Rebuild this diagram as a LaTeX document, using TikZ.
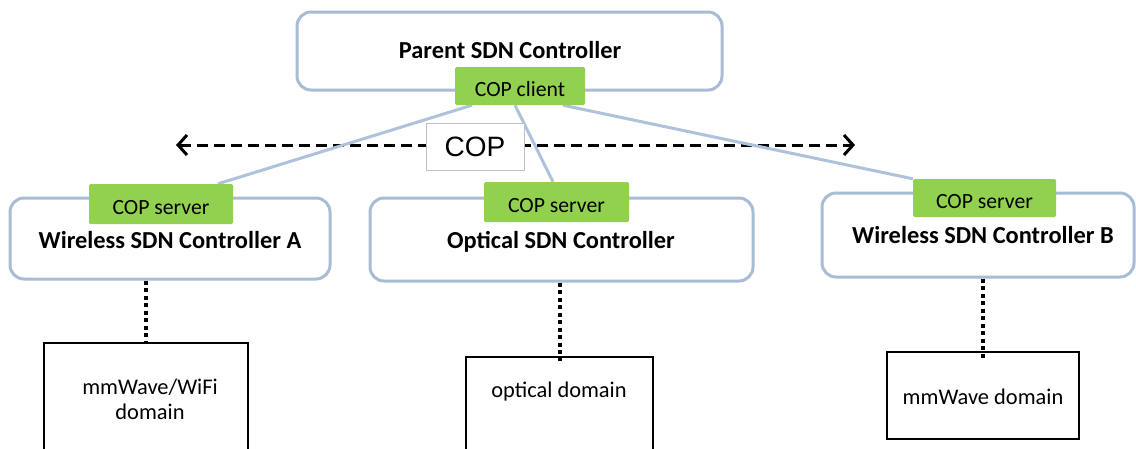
\documentclass[tikz,border=0pt]{standalone}
\usepackage{fontspec}
\setmainfont{Carlito}
\newfontfamily\arialfont{Liberation Sans}
\usetikzlibrary{arrows.meta,backgrounds}
\definecolor{frameblue}{HTML}{A9BCD6}
\definecolor{linkblue}{HTML}{AFC2DB}
\definecolor{copgreen}{HTML}{92D050}
\begin{document}
\begin{tikzpicture}[x=1pt,y=-1pt,
  ctrl/.style={draw=frameblue, line width=3pt, rounded corners=14pt, fill=white, inner sep=0pt},
  agent/.style={fill=copgreen, rounded corners=1.5pt, inner sep=0pt, text height=21pt, text depth=0pt,
    font=\fontsize{21.7}{24}\selectfont},
  ctrltitle/.style={font=\fontsize{24.4}{28}\selectfont\bfseries, inner sep=0pt},
  netbox/.style={draw=black, line width=1.6pt, fill=white, inner sep=0pt},
  nettext/.style={font=\fontsize{22.4}{25}\selectfont, inner sep=0pt, align=center},
  link/.style={draw=linkblue, line width=3pt},
  tie/.style={line width=4pt, dash pattern=on 4pt off 3.5pt},
  protocol/.style={line width=3pt, dash pattern=on 11pt off 6pt,
    {Straight Barb[length=9pt,width=20pt,line width=3pt]}-{Straight Barb[length=9pt,width=20pt,line width=3pt]}},
]
\useasboundingbox (0,0) rectangle (1136,448);
\clip (0,0) rectangle (1136,448);

% parent controller with its COP client
\node[ctrl, minimum width=425pt, minimum height=78pt] (parent) at (509.5,51) {};
\node[ctrltitle] (parenttitle) at (510,50) {Parent SDN Controller};
\node[agent, minimum width=130pt, minimum height=38pt] (client) at (520,86) {COP client};

% child controllers with their COP servers
\node[ctrl, minimum width=320pt, minimum height=81pt] (ctrlA) at (170,238.5) {};
\node[agent, minimum width=144pt, minimum height=40pt] (srvA) at (161,204) {COP server};
\node[ctrltitle] (titleA) at (170,240) {Wireless SDN Controller A};

\node[ctrl, minimum width=383pt, minimum height=83pt] (ctrlO) at (561.5,239.5) {};
\node[agent, minimum width=145pt, minimum height=40pt] (srvO) at (556.5,202) {COP server};
\node[ctrltitle] (titleO) at (561,242) {Optical SDN Controller};

\node[ctrl, minimum width=312pt, minimum height=84pt] (ctrlB) at (978,235) {};
\node[agent, minimum width=143pt, minimum height=38pt] (srvB) at (984.5,198) {COP server};
\node[ctrltitle] (titleB) at (983,235) {Wireless SDN Controller B};

% managed domains
\node[netbox, minimum width=204pt, minimum height=127pt] (domA) at (146,406.5) {};
\node[nettext] (domAtext) at (150,399.5) {mmWave/WiFi\\domain};
\node[netbox, minimum width=187pt, minimum height=113pt] (domO) at (559.5,413.5) {};
\node[nettext] (domOtext) at (559,392) {optical domain};
\node[netbox, minimum width=192pt, minimum height=87pt] (domB) at (983,395.5) {};
\node[nettext] (domBtext) at (983,397) {mmWave domain};

% COP protocol arrow and its label
\coordinate (copL) at (176,145);
\coordinate (copR) at (855,145);
\begin{pgfonlayer}{background}
  \draw[protocol] (copL) -- (copR);
  \draw[link] ([xshift=-48pt]client.south) -- ([xshift=57pt]srvA.north);
  \draw[link] ([xshift=-5pt]client.south) -- ([xshift=-3.5pt]srvO.north);
  \draw[link] ([xshift=43pt]client.south) -- (srvB.north west);
\end{pgfonlayer}
\node[draw=black!25, line width=0.8pt, fill=white, minimum width=98pt, minimum height=47pt,
  inner sep=0pt, font=\arialfont\fontsize{28}{32}\selectfont] (coplabel) at (475,146.5) {COP};

% controllers attached to their domains
\draw[tie] (ctrlA.south -| domA.north) -- (domA.north);
\draw[tie] (ctrlO.south -| domO.north) -- ([yshift=-5pt]domO.north);
\draw[tie] (ctrlB.south -| domB.north) -- ([yshift=-9pt]domB.north);
\end{tikzpicture}
\end{document}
○ ○ ○
What you need to do >>
All of the data needs repeating exactly, but the pictures do not.

Exercise output >>
Rebuild this diagram as a LaTeX document, using TikZ.
\documentclass[tikz,border=0pt]{standalone}
\usepackage{fontspec}
\setmainfont{Carlito}
\newfontfamily\arialfont{Liberation Sans}
\usetikzlibrary{arrows.meta,backgrounds}
\definecolor{frameblue}{HTML}{A9BCD6}
\definecolor{linkblue}{HTML}{AFC2DB}
\definecolor{copgreen}{HTML}{92D050}
\begin{document}
\begin{tikzpicture}[x=1pt,y=-1pt,
  ctrl/.style={draw=frameblue, line width=3pt, rounded corners=14pt, fill=white, inner sep=0pt},
  agent/.style={fill=copgreen, rounded corners=1.5pt, inner sep=0pt, text height=21pt, text depth=0pt,
    font=\fontsize{21.7}{24}\selectfont},
  ctrltitle/.style={font=\fontsize{24.4}{28}\selectfont\bfseries, inner sep=0pt},
  netbox/.style={draw=black, line width=1.6pt, fill=white, inner sep=0pt},
  nettext/.style={font=\fontsize{22.4}{25}\selectfont, inner sep=0pt, align=center},
  link/.style={draw=linkblue, line width=3pt},
  tie/.style={line width=4pt, dash pattern=on 4pt off 3.5pt},
  protocol/.style={line width=3pt, dash pattern=on 11pt off 6pt,
    {Straight Barb[length=9pt,width=20pt,line width=3pt]}-{Straight Barb[length=9pt,width=20pt,line width=3pt]}},
]
\useasboundingbox (0,0) rectangle (1136,448);
\clip (0,0) rectangle (1136,448);

% parent controller with its COP client
\node[ctrl, minimum width=425pt, minimum height=78pt] (parent) at (509.5,51) {};
\node[ctrltitle] (parenttitle) at (510,50) {Parent SDN Controller};
\node[agent, minimum width=130pt, minimum height=38pt] (client) at (520,86) {COP client};

% child controllers with their COP servers
\node[ctrl, minimum width=320pt, minimum height=81pt] (ctrlA) at (170,238.5) {};
\node[agent, minimum width=144pt, minimum height=40pt] (srvA) at (161,204) {COP server};
\node[ctrltitle] (titleA) at (170,240) {Wireless SDN Controller A};

\node[ctrl, minimum width=383pt, minimum height=83pt] (ctrlO) at (561.5,239.5) {};
\node[agent, minimum width=145pt, minimum height=40pt] (srvO) at (556.5,202) {COP server};
\node[ctrltitle] (titleO) at (561,242) {Optical SDN Controller};

\node[ctrl, minimum width=312pt, minimum height=84pt] (ctrlB) at (978,235) {};
\node[agent, minimum width=143pt, minimum height=38pt] (srvB) at (984.5,198) {COP server};
\node[ctrltitle] (titleB) at (983,235) {Wireless SDN Controller B};

% managed domains
\node[netbox, minimum width=204pt, minimum height=127pt] (domA) at (146,406.5) {};
\node[nettext] (domAtext) at (150,399.5) {mmWave/WiFi\\domain};
\node[netbox, minimum width=187pt, minimum height=113pt] (domO) at (559.5,413.5) {};
\node[nettext] (domOtext) at (559,392) {optical domain};
\node[netbox, minimum width=192pt, minimum height=87pt] (domB) at (983,395.5) {};
\node[nettext] (domBtext) at (983,397) {mmWave domain};

% COP protocol arrow and its label
\coordinate (copL) at (176,145);
\coordinate (copR) at (855,145);
\begin{pgfonlayer}{background}
  \draw[protocol] (copL) -- (copR);
  \draw[link] ([xshift=-48pt]client.south) -- ([xshift=57pt]srvA.north);
  \draw[link] ([xshift=-5pt]client.south) -- ([xshift=-3.5pt]srvO.north);
  \draw[link] ([xshift=43pt]client.south) -- (srvB.north west);
\end{pgfonlayer}
\node[draw=black!25, line width=0.8pt, fill=white, minimum width=98pt, minimum height=47pt,
  inner sep=0pt, font=\arialfont\fontsize{28}{32}\selectfont] (coplabel) at (475,146.5) {COP};

% controllers attached to their domains
\draw[tie] (ctrlA.south -| domA.north) -- (domA.north);
\draw[tie] (ctrlO.south -| domO.north) -- ([yshift=-5pt]domO.north);
\draw[tie] (ctrlB.south -| domB.north) -- ([yshift=-9pt]domB.north);
\end{tikzpicture}
\end{document}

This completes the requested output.